Great Lakes Regional Dairy Conference focuses on ppreparing producers for dairying in the future
14th annnual conference will be held Feb. 4-6 in Mount Pleasant, Michigan.
The 14th annual Great Lakes Regional Dairy Conference (GLRDC) Feb. 4-6, 2016, at the Soaring Eagle Casino and Resort in Mount Pleasant, Michigan, will focus on the latest technologies, techniques and market outlooks to help dairy producers remain successful today and into the future.
The conference kicks off Thursday with a pre-conference session in which Michigan dairy producers will share their tactics on how they manage cows for first artificial inseminations (AI), when they pregnancy check and how they manage cows for repeat AI services. The panel will also share their heifer reproduction strategies to maximize pregnancy rates.
Next, producers will hear from Christophe Lafougere of GIRA, a leading expert in global food and agricultural markets, on what the future holds in terms of global consumption and trade, and how changes in the European Union will have an impact on the global market. As a follow up to the global discussion, attendees will learn from one of the largest registered dairy farming operations in the nation. Stephen Maddox, owner of Maddox Dairy, will discuss his operation, the challenges facing the industry and the future of dairying in the West.
The conference will then shift focus to the labor force. Human resource experts will showcase ways producers can get the most out of employees, from entry level to management, through personal leadership and best practices. Producers will have time to ask questions on labor.
The Exhibitor Showcase, and the Dairy Challenge Presentation will round out the first day. Producers can also attend the Great Lakes Commercial Heifer Extravaganza XI Sale.

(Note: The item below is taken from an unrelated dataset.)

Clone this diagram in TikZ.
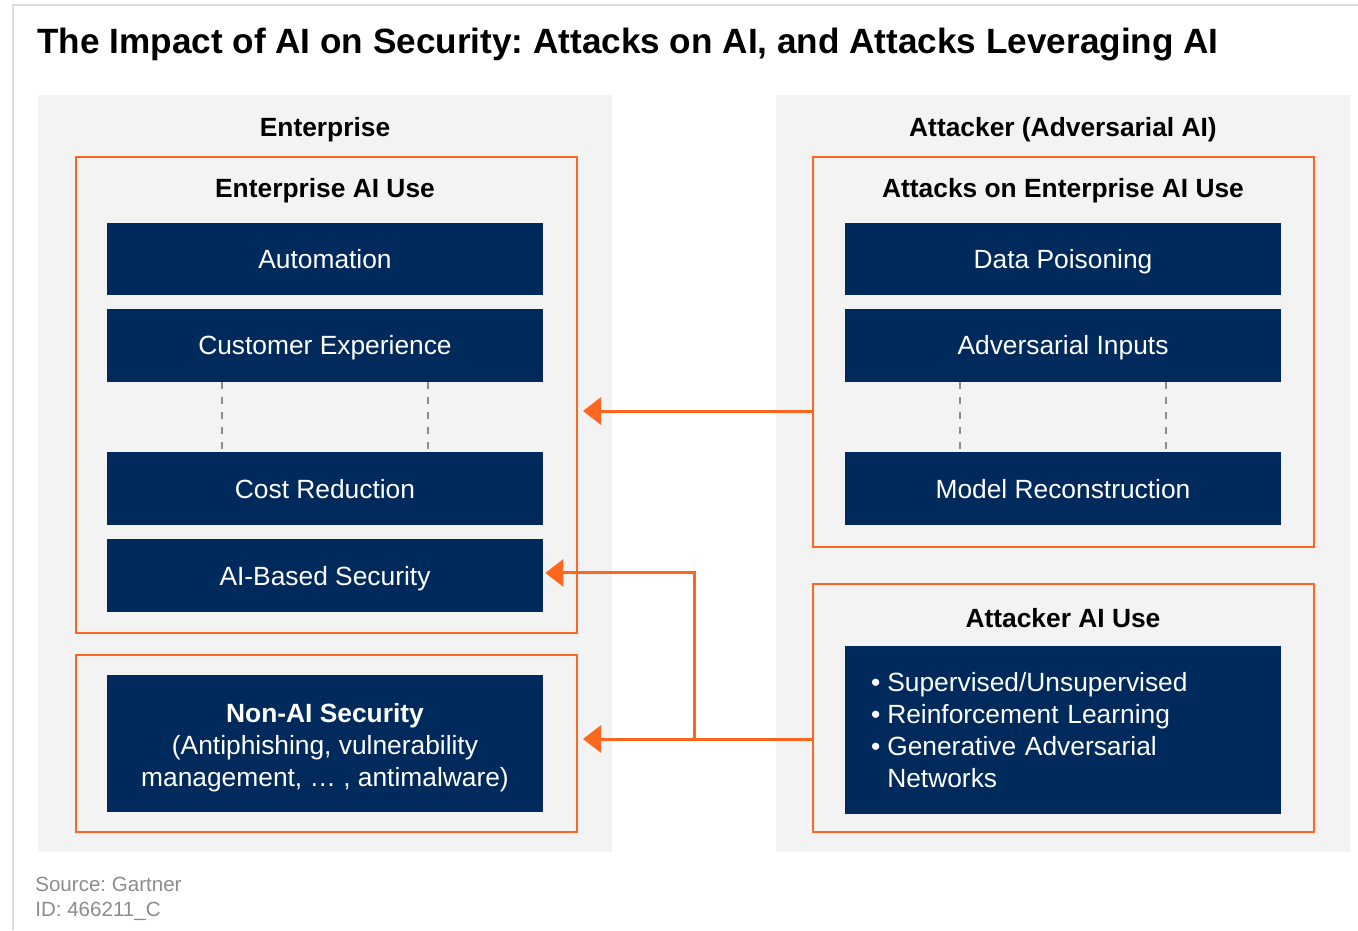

The conference continues Friday morning when attendees will discover new reproductive and genetic management techniques from the experts at Trans Ova Genetics. Producers will have the opportunity to discover the role genomics and in vitro fertilization (IVF) can play in raising animals that are healthier, have greater longevity, and are more efficient in providing meat and milk to feed the ever-increasing food needs of a growing world population. Following this session, a panel of producer experts will discuss genomic strategies in depth.
Next, producers can learn how to tell their dairy stories and address the common misperceptions of the benefits of dairy foods from Kathi Eckler of the United Dairy Industry of Michigan. Finally, attendees will hear from dairy financial and market expert Gary Siporski of Vita Plus Corporation, who will take a closer look at current dairy market conditions. He will examine what is causing them, what the future holds and what producers should do about it. Producers will walk away from this final session with practical strategies for challenging financial times.
Friday afternoon, attendees will have the choice of three educational workshops to attend:
- Answering Consumer Questions About Dairy Farming Practices
- Improving Feed Efficiency of Lactating Dairy Cows
- Rebuilding DeVor Dairy – Lessons Learned
In addition to educational sessions, the conference will include annual meetings for several state breed associations. The Michigan Holstein Association will conduct its annual meeting on Friday, from 3:30 p.m. to 5 p.m. The Jersey associations will conduct their annual meetings on Saturday starting at 10 a.m.
Individual (adult), student and farm registration options are available. Registrations received before Jan. 23, 2016, will save up to $25 per day. Online registration closes Jan. 31, 2016, at midnight. On-site registrations are subject to availability.